I’ve got Puc-Man Fever! As in, the Japanese version of the Buckner & Garcia song “Pac-Man Fever” from 1981 re-recorded to use Pac’s original name.
posted by Servo5678 at 4:07 PM on May 22 [3 favorites]


41. HIS PARENTS ARE DEAD
posted by thelonius at 4:44 PM on May 22 [1 favorite]


16. The tribute song Pac-Man Fever by artists Jerry Buckner and Gary Garcia reached number nine in the US charts in March 1982. An album of video-game-inspired songs followed. It was not good.

My 10 year-old self begs to disagree. Why else would the immortal lyrics "Frogger takes one step at a time. The way that he moves has no reason to rhyme" be forever stuck in my head?
posted by meinvt at 4:58 PM on May 22 [10 favorites]


My mother could play on one quarter until she got bored with it and quit.
posted by COD at 5:12 PM on May 22 [2 favorites]


Pac Man along with Missile Command was one of the first full-color games to hit the arcades in ‘80, following Galaxian which Wikipedia says came out in April.

I interviewed at Atari Games in ‘92, probably best I didn’t get the job as their arc in the 90s was rather unhappy.

My #1 goal going to Tokyo that year was to get a job at Namco, I thought their gamedev sensibilities were tops (e.g. Ridge Racer), didn’t make it happen in the 7 years I was there alas...
posted by Heywood Mogroot III at 5:26 PM on May 22 [3 favorites]


here's ars' writeup of AI pac-man :P (i guess it's to move these things?)
It needed 50,000 hours to interpret a single Pac-Man maze, and again, that was choked up in terms of fidelity; one researcher admitted that higher resolutions are "still an open challenge for these kinds of networks." How many equivalent processing hours will be needed to recreate a dated 3D game like Grand Theft Auto: San Andreas, let alone best-in-class 3D worlds?
for UE5 generative mashups!
posted by kliuless at 5:41 PM on May 22 [1 favorite]

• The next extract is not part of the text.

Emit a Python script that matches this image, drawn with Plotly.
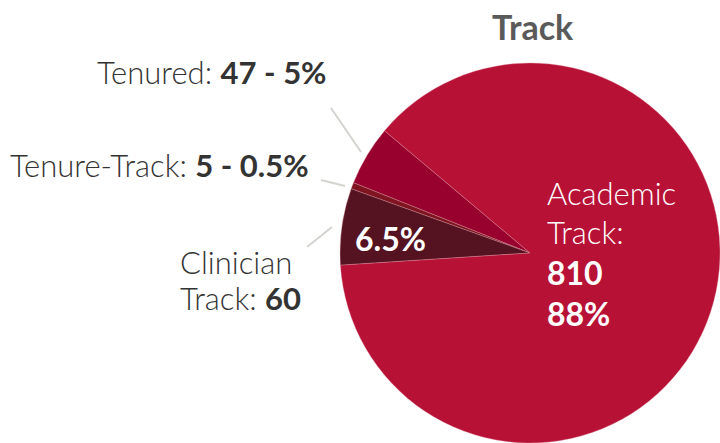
import plotly.graph_objects as go

# Faculty counts by track
categories = ["Tenured", "Tenure-Track", "Clinician Track", "Academic Track"]
counts = [47, 5, 60, 810]
pct_labels = ["5%", "0.5%", "6.5%", "88%"]
colors = ["#98002e", "#801420", "#551220", "#b81136"]

W, H = 720, 443
FONT = "Lato"
TXT = "#333333"


def px(x):
    return x / W


def py(y):
    return 1 - y / H


fig = go.Figure(
    go.Pie(
        labels=categories,
        values=counts,
        marker=dict(colors=colors, line=dict(color="rgba(225,150,165,0.6)", width=0.6)),
        sort=False,
        direction="counterclockwise",
        rotation=-68.3,
        textinfo="none",
        hoverinfo="label+value+percent",
        showlegend=False,
        domain=dict(x=[px(340), 1.0], y=[0.0, py(63)]),
    )
)

ann = []


def add(text, x, y, xanchor="left", color=TXT, size=31, weight=300, align="left"):
    ann.append(
        dict(
            text=text,
            x=px(x),
            y=py(y),
            xref="paper",
            yref="paper",
            xanchor=xanchor,
            yanchor="middle",
            align=align,
            showarrow=False,
            font=dict(family=FONT, size=size, color=color, weight=weight),
        )
    )


# Title
add("<b>Track</b>", 533, 27, xanchor="center", color="#5a5a5a", size=34, weight=700)

# Outside labels for the small slices
add(f"{categories[0]}: <b>{counts[0]} - {pct_labels[0]}</b>", 329, 72, xanchor="right")
add(f"{categories[1]}: <b>{counts[1]} - {pct_labels[1]}</b>", 311, 165, xanchor="right")
add("Clinician", 178, 262)
add(f"Track: <b>{counts[2]}</b>", 178, 298)

# Inside labels
add(f"<b>{pct_labels[2]}</b>", 391, 238, xanchor="center", color="white", size=32, weight=700)
add("Academic", 545, 193, color="white")
add("Track:", 545, 232, color="white")
add(f"<b>{counts[3]}</b>", 545, 272, color="white", size=32, weight=700)
add(f"<b>{pct_labels[3]}</b>", 545, 313, color="white", size=32, weight=700)

# Leader lines
leader = dict(color="#d3d3cf", width=2)
shapes = [
    dict(type="line", xref="paper", yref="paper", x0=px(331), y0=py(108), x1=px(361), y1=py(152), line=leader),
    dict(type="line", xref="paper", yref="paper", x0=px(321), y0=py(180), x1=px(345), y1=py(186), line=leader),
    dict(type="line", xref="paper", yref="paper", x0=px(307), y0=py(247), x1=px(332), y1=py(227), line=leader),
]

fig.update_layout(
    width=W,
    height=H,
    margin=dict(l=0, r=0, t=0, b=0),
    paper_bgcolor="white",
    plot_bgcolor="white",
    annotations=ann,
    shapes=shapes,
)

fig.write_html("out.html")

I thought the inspiration for Pac Man's chomping sound came from this genius of the 1970's.
posted by not_on_display at 6:26 PM on May 22 [1 favorite]


Little known fact that his full name is Packert Manert.

Best of the Pacs Men for me were the one with the little pinball machine attached, and the one with HUGE PAC MAN mode.

I was always terrible at all of them. Still am.
posted by rhizome at 6:31 PM on May 22 [3 favorites]


An album of video-game-inspired songs followed. It was not good.

Pac Man Fever previously.

(I disagree that is not good. It's not great, but it's a lot of fun. I still have my vinyl.
posted by hippybear at 6:51 PM on May 22 [3 favorites]


Also, I don't even KNOW how much money I poured into Pac Man learning all the patterns so I could be impressive at the arcade. I got the pattern book even before most people heard there were patterns so I was looking impressive as hell up until word got out. Still, even just mastering the patterns at higher levels was an impressive investing of time and quarters.
posted by hippybear at 6:52 PM on May 22 [1 favorite]


36. In 2004, New York University students created a real-world version of Pac-Man entitled Pac-Manhattan, in which a player dressed as Pac-Man had to run around the city avoiding students dressed as ghosts. The game used mobile phone GPS signals to track their positions.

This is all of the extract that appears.